■ **Record excerpts**
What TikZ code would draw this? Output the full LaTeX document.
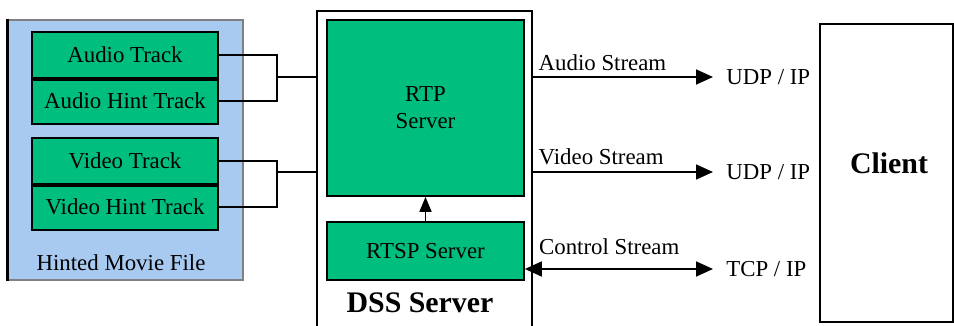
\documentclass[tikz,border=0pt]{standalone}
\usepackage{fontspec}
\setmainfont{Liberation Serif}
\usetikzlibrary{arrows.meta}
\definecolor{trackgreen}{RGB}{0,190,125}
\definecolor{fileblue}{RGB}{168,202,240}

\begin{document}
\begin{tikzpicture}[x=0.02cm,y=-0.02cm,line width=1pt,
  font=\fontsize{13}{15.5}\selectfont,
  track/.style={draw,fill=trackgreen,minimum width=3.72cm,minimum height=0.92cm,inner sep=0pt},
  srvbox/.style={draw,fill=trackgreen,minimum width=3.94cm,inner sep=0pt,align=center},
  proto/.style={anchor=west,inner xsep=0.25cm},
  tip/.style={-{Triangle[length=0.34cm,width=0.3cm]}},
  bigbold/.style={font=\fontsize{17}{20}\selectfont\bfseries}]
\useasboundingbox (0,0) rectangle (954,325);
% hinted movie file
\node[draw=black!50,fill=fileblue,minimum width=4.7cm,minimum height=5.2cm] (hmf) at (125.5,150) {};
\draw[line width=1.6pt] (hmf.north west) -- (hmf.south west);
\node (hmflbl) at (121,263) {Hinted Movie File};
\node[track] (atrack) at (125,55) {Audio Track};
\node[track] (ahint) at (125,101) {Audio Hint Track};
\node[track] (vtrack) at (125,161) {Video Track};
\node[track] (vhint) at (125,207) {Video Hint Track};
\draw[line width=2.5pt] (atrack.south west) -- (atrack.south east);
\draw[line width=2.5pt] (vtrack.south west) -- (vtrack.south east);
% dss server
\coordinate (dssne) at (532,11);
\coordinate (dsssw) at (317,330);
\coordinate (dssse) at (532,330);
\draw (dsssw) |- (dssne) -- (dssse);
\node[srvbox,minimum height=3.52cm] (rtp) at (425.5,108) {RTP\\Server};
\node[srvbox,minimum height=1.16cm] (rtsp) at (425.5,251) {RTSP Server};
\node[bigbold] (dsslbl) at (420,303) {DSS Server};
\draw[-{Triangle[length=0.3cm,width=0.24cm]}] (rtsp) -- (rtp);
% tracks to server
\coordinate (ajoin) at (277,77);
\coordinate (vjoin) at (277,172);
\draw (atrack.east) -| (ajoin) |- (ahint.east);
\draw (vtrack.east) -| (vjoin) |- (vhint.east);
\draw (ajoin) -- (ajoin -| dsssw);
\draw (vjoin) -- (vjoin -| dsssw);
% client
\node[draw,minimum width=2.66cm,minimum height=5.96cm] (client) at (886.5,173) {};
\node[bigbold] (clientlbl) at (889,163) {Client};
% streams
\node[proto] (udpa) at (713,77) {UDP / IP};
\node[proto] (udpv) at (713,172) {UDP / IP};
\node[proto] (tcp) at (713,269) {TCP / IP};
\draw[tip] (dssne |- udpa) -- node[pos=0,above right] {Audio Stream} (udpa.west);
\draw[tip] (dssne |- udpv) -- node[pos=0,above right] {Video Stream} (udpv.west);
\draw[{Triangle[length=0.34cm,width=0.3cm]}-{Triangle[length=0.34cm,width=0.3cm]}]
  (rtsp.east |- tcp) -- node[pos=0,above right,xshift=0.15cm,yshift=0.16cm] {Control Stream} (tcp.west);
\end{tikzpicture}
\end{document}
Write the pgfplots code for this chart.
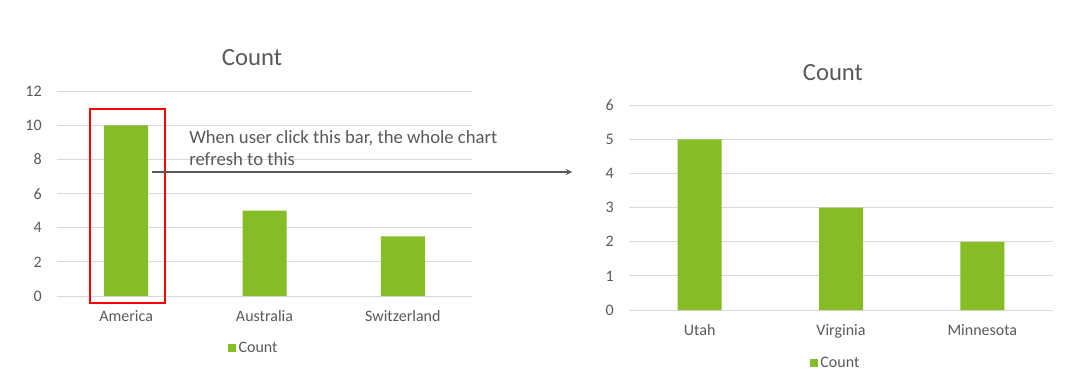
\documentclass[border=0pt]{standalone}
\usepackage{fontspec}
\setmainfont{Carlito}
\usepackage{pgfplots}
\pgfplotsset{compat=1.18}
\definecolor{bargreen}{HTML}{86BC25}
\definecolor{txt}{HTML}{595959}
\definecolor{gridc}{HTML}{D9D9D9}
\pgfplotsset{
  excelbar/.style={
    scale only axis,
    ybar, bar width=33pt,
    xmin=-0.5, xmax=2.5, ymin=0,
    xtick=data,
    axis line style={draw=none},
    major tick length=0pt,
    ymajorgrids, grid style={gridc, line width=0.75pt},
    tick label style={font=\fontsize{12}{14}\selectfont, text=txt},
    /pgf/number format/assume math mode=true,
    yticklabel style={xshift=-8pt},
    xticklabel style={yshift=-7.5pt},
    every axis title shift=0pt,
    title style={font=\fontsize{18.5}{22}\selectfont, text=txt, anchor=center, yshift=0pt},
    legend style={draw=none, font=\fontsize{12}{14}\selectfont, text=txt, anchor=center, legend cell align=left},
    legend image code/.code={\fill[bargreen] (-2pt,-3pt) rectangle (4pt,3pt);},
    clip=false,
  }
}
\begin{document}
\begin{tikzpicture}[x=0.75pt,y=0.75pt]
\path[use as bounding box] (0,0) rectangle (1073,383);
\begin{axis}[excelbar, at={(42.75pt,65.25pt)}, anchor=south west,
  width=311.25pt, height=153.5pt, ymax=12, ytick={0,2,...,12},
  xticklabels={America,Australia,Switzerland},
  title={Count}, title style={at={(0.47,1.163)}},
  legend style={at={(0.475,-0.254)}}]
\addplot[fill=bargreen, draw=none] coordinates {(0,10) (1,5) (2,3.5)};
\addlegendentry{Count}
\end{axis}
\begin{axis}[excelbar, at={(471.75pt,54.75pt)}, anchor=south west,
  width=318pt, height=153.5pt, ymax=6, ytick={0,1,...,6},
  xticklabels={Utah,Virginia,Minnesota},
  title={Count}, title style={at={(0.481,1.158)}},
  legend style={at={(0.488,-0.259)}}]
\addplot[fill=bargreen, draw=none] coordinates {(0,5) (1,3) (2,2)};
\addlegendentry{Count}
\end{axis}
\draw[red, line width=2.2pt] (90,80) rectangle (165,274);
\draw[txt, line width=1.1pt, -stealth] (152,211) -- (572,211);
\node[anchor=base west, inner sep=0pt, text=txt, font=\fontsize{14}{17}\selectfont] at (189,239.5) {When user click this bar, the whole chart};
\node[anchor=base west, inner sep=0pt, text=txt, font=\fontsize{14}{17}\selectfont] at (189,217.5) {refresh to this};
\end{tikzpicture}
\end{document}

■ **Given exercise**
The records above should be reproduced exactly, with no pictures included.

■ **Solution for this task**
What TikZ code would draw this? Output the full LaTeX document.
\documentclass[tikz,border=0pt]{standalone}
\usepackage{fontspec}
\setmainfont{Liberation Serif}
\usetikzlibrary{arrows.meta}
\definecolor{trackgreen}{RGB}{0,190,125}
\definecolor{fileblue}{RGB}{168,202,240}

\begin{document}
\begin{tikzpicture}[x=0.02cm,y=-0.02cm,line width=1pt,
  font=\fontsize{13}{15.5}\selectfont,
  track/.style={draw,fill=trackgreen,minimum width=3.72cm,minimum height=0.92cm,inner sep=0pt},
  srvbox/.style={draw,fill=trackgreen,minimum width=3.94cm,inner sep=0pt,align=center},
  proto/.style={anchor=west,inner xsep=0.25cm},
  tip/.style={-{Triangle[length=0.34cm,width=0.3cm]}},
  bigbold/.style={font=\fontsize{17}{20}\selectfont\bfseries}]
\useasboundingbox (0,0) rectangle (954,325);
% hinted movie file
\node[draw=black!50,fill=fileblue,minimum width=4.7cm,minimum height=5.2cm] (hmf) at (125.5,150) {};
\draw[line width=1.6pt] (hmf.north west) -- (hmf.south west);
\node (hmflbl) at (121,263) {Hinted Movie File};
\node[track] (atrack) at (125,55) {Audio Track};
\node[track] (ahint) at (125,101) {Audio Hint Track};
\node[track] (vtrack) at (125,161) {Video Track};
\node[track] (vhint) at (125,207) {Video Hint Track};
\draw[line width=2.5pt] (atrack.south west) -- (atrack.south east);
\draw[line width=2.5pt] (vtrack.south west) -- (vtrack.south east);
% dss server
\coordinate (dssne) at (532,11);
\coordinate (dsssw) at (317,330);
\coordinate (dssse) at (532,330);
\draw (dsssw) |- (dssne) -- (dssse);
\node[srvbox,minimum height=3.52cm] (rtp) at (425.5,108) {RTP\\Server};
\node[srvbox,minimum height=1.16cm] (rtsp) at (425.5,251) {RTSP Server};
\node[bigbold] (dsslbl) at (420,303) {DSS Server};
\draw[-{Triangle[length=0.3cm,width=0.24cm]}] (rtsp) -- (rtp);
% tracks to server
\coordinate (ajoin) at (277,77);
\coordinate (vjoin) at (277,172);
\draw (atrack.east) -| (ajoin) |- (ahint.east);
\draw (vtrack.east) -| (vjoin) |- (vhint.east);
\draw (ajoin) -- (ajoin -| dsssw);
\draw (vjoin) -- (vjoin -| dsssw);
% client
\node[draw,minimum width=2.66cm,minimum height=5.96cm] (client) at (886.5,173) {};
\node[bigbold] (clientlbl) at (889,163) {Client};
% streams
\node[proto] (udpa) at (713,77) {UDP / IP};
\node[proto] (udpv) at (713,172) {UDP / IP};
\node[proto] (tcp) at (713,269) {TCP / IP};
\draw[tip] (dssne |- udpa) -- node[pos=0,above right] {Audio Stream} (udpa.west);
\draw[tip] (dssne |- udpv) -- node[pos=0,above right] {Video Stream} (udpv.west);
\draw[{Triangle[length=0.34cm,width=0.3cm]}-{Triangle[length=0.34cm,width=0.3cm]}]
  (rtsp.east |- tcp) -- node[pos=0,above right,xshift=0.15cm,yshift=0.16cm] {Control Stream} (tcp.west);
\end{tikzpicture}
\end{document}
Write the pgfplots code for this chart.
\documentclass[border=0pt]{standalone}
\usepackage{fontspec}
\setmainfont{Carlito}
\usepackage{pgfplots}
\pgfplotsset{compat=1.18}
\definecolor{bargreen}{HTML}{86BC25}
\definecolor{txt}{HTML}{595959}
\definecolor{gridc}{HTML}{D9D9D9}
\pgfplotsset{
  excelbar/.style={
    scale only axis,
    ybar, bar width=33pt,
    xmin=-0.5, xmax=2.5, ymin=0,
    xtick=data,
    axis line style={draw=none},
    major tick length=0pt,
    ymajorgrids, grid style={gridc, line width=0.75pt},
    tick label style={font=\fontsize{12}{14}\selectfont, text=txt},
    /pgf/number format/assume math mode=true,
    yticklabel style={xshift=-8pt},
    xticklabel style={yshift=-7.5pt},
    every axis title shift=0pt,
    title style={font=\fontsize{18.5}{22}\selectfont, text=txt, anchor=center, yshift=0pt},
    legend style={draw=none, font=\fontsize{12}{14}\selectfont, text=txt, anchor=center, legend cell align=left},
    legend image code/.code={\fill[bargreen] (-2pt,-3pt) rectangle (4pt,3pt);},
    clip=false,
  }
}
\begin{document}
\begin{tikzpicture}[x=0.75pt,y=0.75pt]
\path[use as bounding box] (0,0) rectangle (1073,383);
\begin{axis}[excelbar, at={(42.75pt,65.25pt)}, anchor=south west,
  width=311.25pt, height=153.5pt, ymax=12, ytick={0,2,...,12},
  xticklabels={America,Australia,Switzerland},
  title={Count}, title style={at={(0.47,1.163)}},
  legend style={at={(0.475,-0.254)}}]
\addplot[fill=bargreen, draw=none] coordinates {(0,10) (1,5) (2,3.5)};
\addlegendentry{Count}
\end{axis}
\begin{axis}[excelbar, at={(471.75pt,54.75pt)}, anchor=south west,
  width=318pt, height=153.5pt, ymax=6, ytick={0,1,...,6},
  xticklabels={Utah,Virginia,Minnesota},
  title={Count}, title style={at={(0.481,1.158)}},
  legend style={at={(0.488,-0.259)}}]
\addplot[fill=bargreen, draw=none] coordinates {(0,5) (1,3) (2,2)};
\addlegendentry{Count}
\end{axis}
\draw[red, line width=2.2pt] (90,80) rectangle (165,274);
\draw[txt, line width=1.1pt, -stealth] (152,211) -- (572,211);
\node[anchor=base west, inner sep=0pt, text=txt, font=\fontsize{14}{17}\selectfont] at (189,239.5) {When user click this bar, the whole chart};
\node[anchor=base west, inner sep=0pt, text=txt, font=\fontsize{14}{17}\selectfont] at (189,217.5) {refresh to this};
\end{tikzpicture}
\end{document}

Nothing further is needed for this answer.